**EXERCISE PROMPT**
Retype the listing below line for line, but only from the line with "Clone this chart in Plotly." down to the line with "import plotly.graph_objects as go", inclusive. Pictures stay out.

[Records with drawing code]
----

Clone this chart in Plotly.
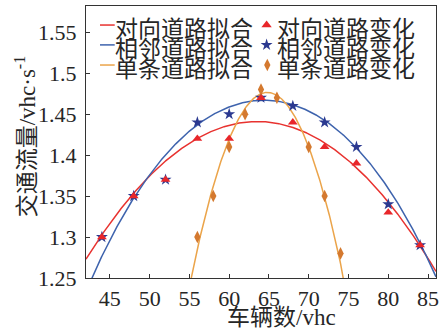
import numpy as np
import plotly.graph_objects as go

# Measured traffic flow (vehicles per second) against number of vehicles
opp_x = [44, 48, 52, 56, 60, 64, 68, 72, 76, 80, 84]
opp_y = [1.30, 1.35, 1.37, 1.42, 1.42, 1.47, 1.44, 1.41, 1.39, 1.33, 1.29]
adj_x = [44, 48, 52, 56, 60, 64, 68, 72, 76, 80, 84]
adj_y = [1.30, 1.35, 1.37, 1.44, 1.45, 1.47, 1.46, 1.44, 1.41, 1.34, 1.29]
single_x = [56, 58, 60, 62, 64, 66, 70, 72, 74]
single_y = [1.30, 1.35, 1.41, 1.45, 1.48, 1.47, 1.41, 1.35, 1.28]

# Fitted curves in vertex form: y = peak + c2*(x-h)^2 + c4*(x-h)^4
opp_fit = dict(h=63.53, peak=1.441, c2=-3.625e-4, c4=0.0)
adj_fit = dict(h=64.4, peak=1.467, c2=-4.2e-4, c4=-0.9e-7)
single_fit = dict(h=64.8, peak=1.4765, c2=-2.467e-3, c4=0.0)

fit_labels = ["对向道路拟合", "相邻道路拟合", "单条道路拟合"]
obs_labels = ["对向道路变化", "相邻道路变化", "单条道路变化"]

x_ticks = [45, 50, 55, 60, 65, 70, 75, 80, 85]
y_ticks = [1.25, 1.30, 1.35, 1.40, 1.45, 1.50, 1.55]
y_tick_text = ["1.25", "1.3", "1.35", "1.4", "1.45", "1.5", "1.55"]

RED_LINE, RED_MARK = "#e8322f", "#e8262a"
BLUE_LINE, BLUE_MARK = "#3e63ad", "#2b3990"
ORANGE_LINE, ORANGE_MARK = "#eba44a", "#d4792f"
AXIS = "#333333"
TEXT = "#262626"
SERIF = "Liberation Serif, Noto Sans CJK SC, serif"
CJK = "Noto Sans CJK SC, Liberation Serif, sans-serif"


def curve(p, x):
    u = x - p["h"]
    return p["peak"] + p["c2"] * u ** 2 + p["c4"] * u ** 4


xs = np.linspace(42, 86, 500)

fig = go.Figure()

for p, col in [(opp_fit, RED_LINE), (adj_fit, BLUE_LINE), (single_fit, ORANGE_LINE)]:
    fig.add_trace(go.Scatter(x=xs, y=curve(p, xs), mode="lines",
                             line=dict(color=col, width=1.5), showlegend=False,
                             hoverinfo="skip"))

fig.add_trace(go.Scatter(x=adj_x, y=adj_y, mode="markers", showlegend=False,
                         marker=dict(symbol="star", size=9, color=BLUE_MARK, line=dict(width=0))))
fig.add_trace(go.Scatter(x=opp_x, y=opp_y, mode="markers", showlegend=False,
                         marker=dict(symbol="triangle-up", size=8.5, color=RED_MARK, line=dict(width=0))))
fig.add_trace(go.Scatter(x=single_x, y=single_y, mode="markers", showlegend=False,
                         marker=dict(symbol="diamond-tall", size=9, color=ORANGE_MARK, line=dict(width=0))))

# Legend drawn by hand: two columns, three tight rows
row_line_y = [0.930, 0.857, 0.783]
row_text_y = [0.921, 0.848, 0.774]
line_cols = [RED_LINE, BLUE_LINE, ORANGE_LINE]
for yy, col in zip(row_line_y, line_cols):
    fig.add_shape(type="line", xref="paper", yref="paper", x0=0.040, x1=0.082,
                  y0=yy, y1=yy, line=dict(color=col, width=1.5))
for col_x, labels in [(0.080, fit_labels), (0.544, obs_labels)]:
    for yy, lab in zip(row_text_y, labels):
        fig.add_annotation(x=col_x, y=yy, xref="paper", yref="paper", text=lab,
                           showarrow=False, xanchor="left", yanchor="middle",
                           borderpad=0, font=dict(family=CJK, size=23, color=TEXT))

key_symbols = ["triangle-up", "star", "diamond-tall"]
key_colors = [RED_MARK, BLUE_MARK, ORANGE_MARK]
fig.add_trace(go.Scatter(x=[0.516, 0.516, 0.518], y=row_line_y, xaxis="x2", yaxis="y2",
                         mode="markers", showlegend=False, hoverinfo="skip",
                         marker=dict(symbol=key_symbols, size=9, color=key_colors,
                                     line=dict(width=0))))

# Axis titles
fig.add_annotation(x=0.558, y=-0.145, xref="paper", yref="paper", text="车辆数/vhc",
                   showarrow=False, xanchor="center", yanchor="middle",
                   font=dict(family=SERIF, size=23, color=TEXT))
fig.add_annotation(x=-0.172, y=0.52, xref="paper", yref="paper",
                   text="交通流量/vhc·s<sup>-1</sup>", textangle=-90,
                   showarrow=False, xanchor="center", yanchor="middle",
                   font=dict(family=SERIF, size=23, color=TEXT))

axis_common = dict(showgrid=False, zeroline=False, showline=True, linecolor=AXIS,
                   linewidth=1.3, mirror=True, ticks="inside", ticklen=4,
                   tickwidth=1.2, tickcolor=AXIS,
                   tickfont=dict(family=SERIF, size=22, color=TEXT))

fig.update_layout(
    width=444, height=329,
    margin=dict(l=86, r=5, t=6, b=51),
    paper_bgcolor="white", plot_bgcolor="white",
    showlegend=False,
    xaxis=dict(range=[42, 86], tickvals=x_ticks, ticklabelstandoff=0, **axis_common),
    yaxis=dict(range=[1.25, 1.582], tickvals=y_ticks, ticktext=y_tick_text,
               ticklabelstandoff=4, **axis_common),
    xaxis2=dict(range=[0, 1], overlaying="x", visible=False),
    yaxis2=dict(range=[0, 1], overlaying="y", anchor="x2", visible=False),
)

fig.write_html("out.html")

----

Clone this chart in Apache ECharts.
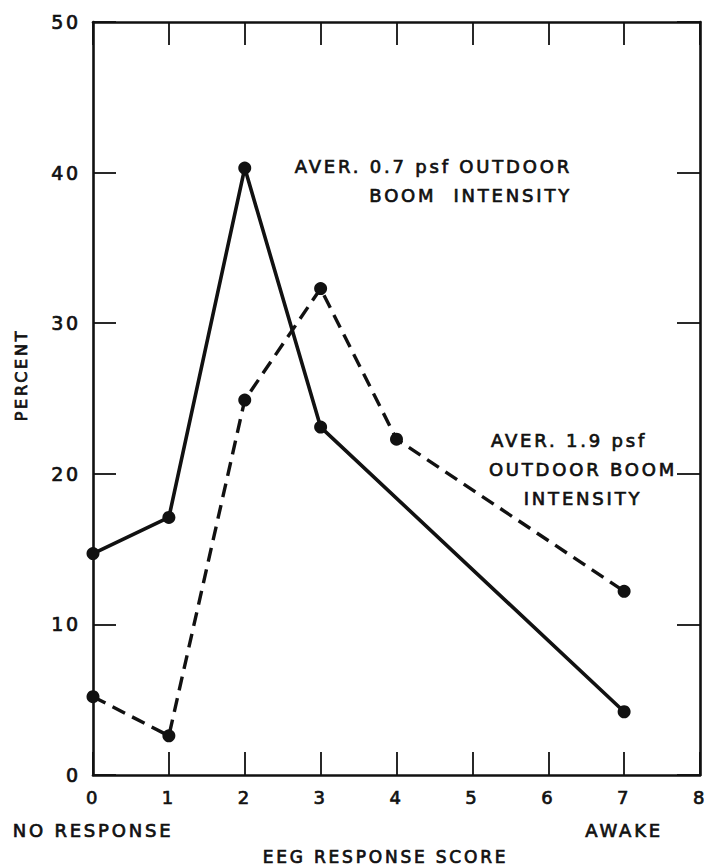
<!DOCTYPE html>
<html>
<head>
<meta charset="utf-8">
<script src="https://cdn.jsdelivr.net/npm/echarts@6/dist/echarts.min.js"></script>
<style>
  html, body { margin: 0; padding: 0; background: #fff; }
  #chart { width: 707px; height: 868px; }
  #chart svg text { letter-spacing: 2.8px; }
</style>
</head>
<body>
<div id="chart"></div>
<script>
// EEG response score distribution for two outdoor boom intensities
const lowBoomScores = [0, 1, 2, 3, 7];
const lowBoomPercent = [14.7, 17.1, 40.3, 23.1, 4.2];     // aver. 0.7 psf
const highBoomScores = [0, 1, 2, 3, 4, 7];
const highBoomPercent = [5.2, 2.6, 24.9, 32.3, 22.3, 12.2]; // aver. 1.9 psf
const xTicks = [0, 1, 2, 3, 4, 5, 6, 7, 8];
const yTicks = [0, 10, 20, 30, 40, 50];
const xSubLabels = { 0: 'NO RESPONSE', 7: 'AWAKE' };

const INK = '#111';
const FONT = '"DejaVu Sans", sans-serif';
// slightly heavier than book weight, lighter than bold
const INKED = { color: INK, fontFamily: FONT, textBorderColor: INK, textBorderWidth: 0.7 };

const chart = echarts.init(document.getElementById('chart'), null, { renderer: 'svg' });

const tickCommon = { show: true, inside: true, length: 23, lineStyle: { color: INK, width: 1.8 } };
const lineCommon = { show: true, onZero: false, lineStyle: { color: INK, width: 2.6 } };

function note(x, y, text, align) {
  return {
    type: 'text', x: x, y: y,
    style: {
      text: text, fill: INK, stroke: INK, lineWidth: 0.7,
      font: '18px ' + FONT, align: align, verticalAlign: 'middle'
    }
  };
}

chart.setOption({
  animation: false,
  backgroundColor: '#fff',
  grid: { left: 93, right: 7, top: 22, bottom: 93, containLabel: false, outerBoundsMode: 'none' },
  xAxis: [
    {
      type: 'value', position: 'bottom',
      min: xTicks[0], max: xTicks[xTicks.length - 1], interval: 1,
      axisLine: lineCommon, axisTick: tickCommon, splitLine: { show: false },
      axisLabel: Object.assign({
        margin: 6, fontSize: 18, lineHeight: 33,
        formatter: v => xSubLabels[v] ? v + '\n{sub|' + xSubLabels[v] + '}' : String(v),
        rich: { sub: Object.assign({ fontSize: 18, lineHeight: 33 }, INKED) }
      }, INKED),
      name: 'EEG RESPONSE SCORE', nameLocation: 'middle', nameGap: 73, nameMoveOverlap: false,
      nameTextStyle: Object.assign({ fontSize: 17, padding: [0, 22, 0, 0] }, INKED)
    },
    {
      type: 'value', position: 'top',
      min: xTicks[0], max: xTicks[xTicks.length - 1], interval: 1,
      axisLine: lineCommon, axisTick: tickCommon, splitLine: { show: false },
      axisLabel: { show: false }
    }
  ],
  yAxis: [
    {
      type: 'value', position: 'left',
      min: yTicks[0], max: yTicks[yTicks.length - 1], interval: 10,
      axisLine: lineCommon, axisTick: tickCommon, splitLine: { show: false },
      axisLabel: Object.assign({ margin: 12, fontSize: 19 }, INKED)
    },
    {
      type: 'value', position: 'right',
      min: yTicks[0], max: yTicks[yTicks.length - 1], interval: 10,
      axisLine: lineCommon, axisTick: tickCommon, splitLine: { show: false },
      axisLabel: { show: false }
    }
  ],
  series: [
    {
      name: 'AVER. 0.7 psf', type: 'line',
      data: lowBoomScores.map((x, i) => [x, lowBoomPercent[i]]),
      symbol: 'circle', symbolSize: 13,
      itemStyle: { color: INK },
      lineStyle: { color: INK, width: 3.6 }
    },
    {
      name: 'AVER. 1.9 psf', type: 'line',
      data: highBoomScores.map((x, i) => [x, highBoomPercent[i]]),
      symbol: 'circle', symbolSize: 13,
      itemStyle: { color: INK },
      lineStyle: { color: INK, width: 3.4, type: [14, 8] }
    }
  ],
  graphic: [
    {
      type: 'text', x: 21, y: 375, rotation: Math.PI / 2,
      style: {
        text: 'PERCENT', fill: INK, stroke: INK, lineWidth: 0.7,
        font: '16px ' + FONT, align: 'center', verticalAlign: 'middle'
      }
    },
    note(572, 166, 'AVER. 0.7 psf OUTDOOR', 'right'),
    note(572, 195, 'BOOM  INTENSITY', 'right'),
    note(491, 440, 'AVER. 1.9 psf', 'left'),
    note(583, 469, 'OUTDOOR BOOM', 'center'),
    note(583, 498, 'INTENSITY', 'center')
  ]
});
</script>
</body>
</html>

----

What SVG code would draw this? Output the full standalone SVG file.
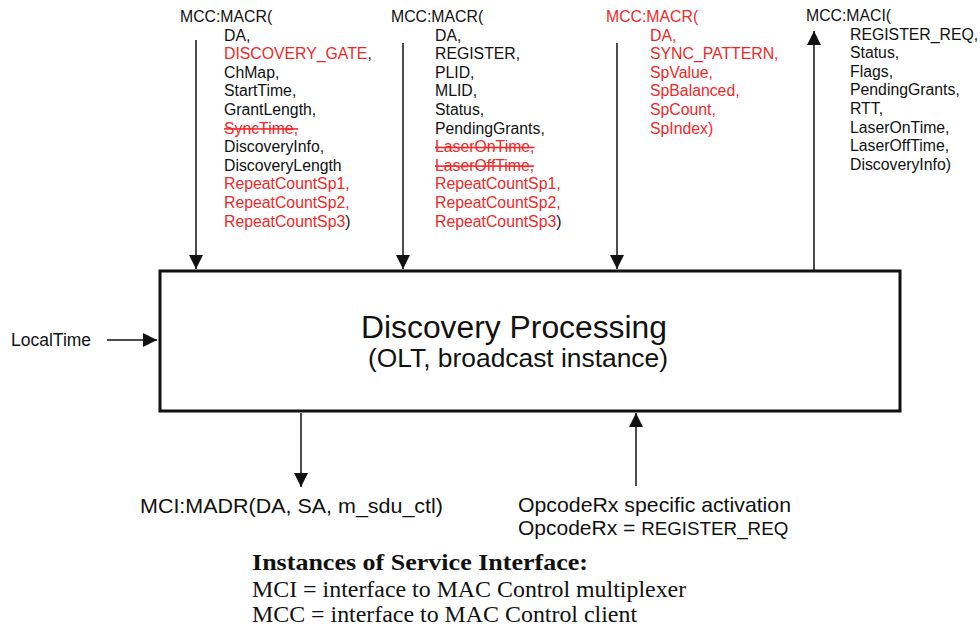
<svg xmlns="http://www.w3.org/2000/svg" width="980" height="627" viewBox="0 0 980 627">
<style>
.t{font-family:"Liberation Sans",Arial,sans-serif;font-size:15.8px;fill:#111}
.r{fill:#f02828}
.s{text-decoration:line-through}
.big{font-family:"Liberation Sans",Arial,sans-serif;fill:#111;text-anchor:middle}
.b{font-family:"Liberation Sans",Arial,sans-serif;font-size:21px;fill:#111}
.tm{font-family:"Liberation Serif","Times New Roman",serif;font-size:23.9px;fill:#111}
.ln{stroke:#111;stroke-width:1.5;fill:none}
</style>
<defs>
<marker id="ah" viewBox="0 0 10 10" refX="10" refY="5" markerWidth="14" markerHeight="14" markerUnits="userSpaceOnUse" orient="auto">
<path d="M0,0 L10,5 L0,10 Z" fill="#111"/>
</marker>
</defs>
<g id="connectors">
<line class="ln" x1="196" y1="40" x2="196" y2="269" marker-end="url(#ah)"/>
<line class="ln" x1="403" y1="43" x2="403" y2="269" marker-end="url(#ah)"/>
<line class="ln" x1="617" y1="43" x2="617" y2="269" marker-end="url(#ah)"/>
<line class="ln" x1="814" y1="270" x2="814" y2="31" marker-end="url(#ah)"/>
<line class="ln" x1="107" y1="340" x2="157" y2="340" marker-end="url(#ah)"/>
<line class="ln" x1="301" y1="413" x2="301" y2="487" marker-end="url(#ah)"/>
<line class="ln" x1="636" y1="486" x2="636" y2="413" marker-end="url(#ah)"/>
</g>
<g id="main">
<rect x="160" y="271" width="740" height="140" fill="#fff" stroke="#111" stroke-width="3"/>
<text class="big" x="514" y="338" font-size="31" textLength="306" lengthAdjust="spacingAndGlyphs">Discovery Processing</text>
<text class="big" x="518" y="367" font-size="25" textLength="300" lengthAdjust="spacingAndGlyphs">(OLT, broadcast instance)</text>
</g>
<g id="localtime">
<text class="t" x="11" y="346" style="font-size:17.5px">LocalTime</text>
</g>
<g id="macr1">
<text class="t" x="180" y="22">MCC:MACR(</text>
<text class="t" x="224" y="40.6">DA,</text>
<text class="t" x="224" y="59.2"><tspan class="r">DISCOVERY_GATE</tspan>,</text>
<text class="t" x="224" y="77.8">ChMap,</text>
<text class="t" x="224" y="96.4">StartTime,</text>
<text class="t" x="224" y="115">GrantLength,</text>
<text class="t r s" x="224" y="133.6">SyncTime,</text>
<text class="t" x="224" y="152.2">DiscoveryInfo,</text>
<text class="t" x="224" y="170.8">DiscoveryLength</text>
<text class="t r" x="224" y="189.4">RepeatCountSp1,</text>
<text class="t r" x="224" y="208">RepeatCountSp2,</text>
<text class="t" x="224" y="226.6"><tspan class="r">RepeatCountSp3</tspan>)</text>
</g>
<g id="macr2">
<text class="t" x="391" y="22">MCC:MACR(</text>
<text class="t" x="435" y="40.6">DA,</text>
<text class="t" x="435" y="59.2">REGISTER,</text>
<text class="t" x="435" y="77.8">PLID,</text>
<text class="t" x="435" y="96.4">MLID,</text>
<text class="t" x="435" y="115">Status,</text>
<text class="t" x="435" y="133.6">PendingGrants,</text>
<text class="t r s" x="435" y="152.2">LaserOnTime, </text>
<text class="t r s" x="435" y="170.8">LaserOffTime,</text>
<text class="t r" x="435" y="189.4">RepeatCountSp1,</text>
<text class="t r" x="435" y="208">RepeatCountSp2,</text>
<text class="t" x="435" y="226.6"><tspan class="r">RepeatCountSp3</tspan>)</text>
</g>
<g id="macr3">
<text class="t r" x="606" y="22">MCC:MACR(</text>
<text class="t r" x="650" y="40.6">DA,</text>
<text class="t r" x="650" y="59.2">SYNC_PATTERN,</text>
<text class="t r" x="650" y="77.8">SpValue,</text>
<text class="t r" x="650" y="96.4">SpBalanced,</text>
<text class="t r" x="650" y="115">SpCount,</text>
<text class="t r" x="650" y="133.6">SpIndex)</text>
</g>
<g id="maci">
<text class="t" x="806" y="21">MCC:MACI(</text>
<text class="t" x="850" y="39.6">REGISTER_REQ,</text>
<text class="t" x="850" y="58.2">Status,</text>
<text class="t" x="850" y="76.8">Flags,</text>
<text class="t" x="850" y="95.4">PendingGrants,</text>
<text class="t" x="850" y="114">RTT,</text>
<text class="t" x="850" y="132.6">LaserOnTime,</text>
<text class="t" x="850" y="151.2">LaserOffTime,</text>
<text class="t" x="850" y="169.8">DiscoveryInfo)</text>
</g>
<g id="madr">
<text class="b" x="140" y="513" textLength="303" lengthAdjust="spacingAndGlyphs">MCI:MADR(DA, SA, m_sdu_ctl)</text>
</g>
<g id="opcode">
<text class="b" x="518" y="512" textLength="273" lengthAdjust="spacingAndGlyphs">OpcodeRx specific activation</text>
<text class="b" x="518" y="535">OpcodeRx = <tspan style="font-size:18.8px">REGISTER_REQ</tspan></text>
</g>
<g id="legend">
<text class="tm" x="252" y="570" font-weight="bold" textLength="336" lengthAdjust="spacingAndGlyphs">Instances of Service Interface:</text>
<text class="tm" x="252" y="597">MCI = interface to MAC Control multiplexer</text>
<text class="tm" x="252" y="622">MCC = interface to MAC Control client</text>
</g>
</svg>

----

**RESPONSE**
Clone this chart in Plotly.
import numpy as np
import plotly.graph_objects as go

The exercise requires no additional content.